In practice, we don’t know of many large discontinuities in metrics of either technical performance or things that we care about more directly.
Even if discontinuities in value metrics were common, this argument would need to be paired with another for why AGI in particular should be expected to bring about a large discontinuity.
This argument currently seems weak. In the surprising event that that discontinuities are actually common in metrics more closely related to value (rather than generally rare, and especially so that case), the argument would only be mildly stronger, since it doesn’t explain why AGI is especially susceptible to this.
There need not be any threshold in nature that makes a particular level of intelligence much better. In a world dominated by humans, going from being not quite competitive with humans to slightly better could represent a step change in value generated.
This is a variant of the above argument from payoff thresholds that explains why AGI is especially likely to see discontinuity, even if it is otherwise rare: it is not often that something as ubiquitous and important as humans is overtaken by another technology.
Humans have a variety of levels of skill, so even ‘competing with humans’ is not a threshold. You might think that humans are in some real sense very close to one another, but this seems unlikely to us.
Even competing with a particular human is unlikely to have threshold behavior—without for instance a requirement that someone hire one or the other—because there are a variety of tasks, and the human-vs.-machine differential will vary by task.
This seems weak. We would reconsider if further evidence suggested that the human range is very narrow, in some ubiquitously important dimension of cognitive ability.

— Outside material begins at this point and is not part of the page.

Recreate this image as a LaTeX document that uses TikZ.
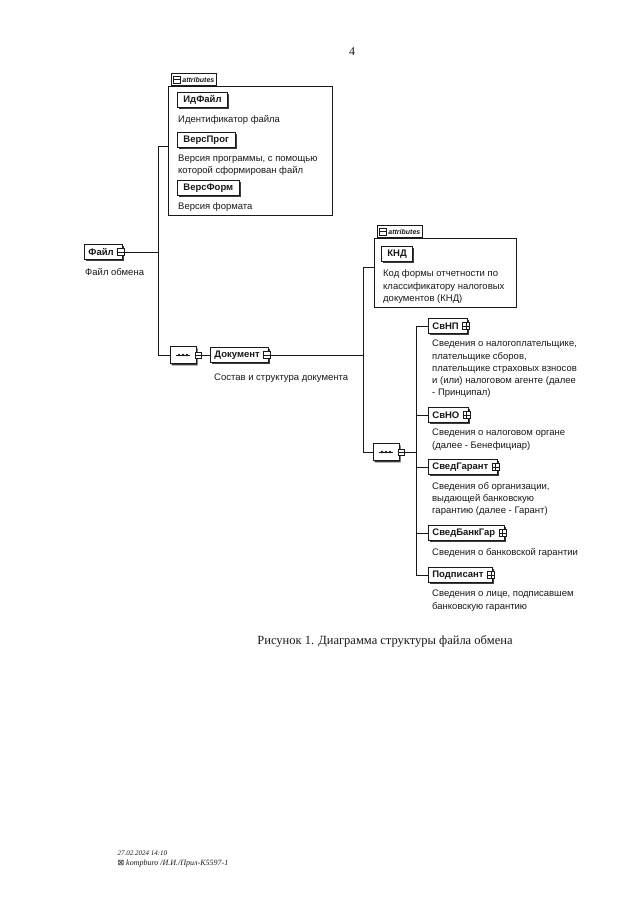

- We expect discontinuities can be found in the following areas, but these do not seem interesting:
- convoluted metrics designed to capture discontinuities, and not likely to be considered a natural measure of success
- metrics that with additional details that aren’t necessarily desirable, e.g. we expect ‘Xootr scooter miles/$’ to be more discontinuous than ‘scooter miles/$’, and for that to be more discontinuous than ‘transport miles/$’. Similarly, the day an update to OSX is launched, the number of users of that particular operating system presumably grows rapidly, but the number of users of operating systems does not, and nor does any natural operating system performance metric that we know of.
- metrics that nobody is trying to perform well on e.g. number of eight-foot tall unicorns made of marshmallow might undergo a sudden increase if some particular rich person becomes interested. This is uninteresting to us in part because it doesn’t represent a change in the underlying technology, and in part because by its nature if anybody cared how many such unicorns there were the metric wouldn’t have been discontinuous.
- Roughly, nuclear weapons seem arguably ‘very important’, but high temperature superconductors, rocket cars, and somewhat faster aeroplanes do not. These are the greater than ten year discontinuities we have documented.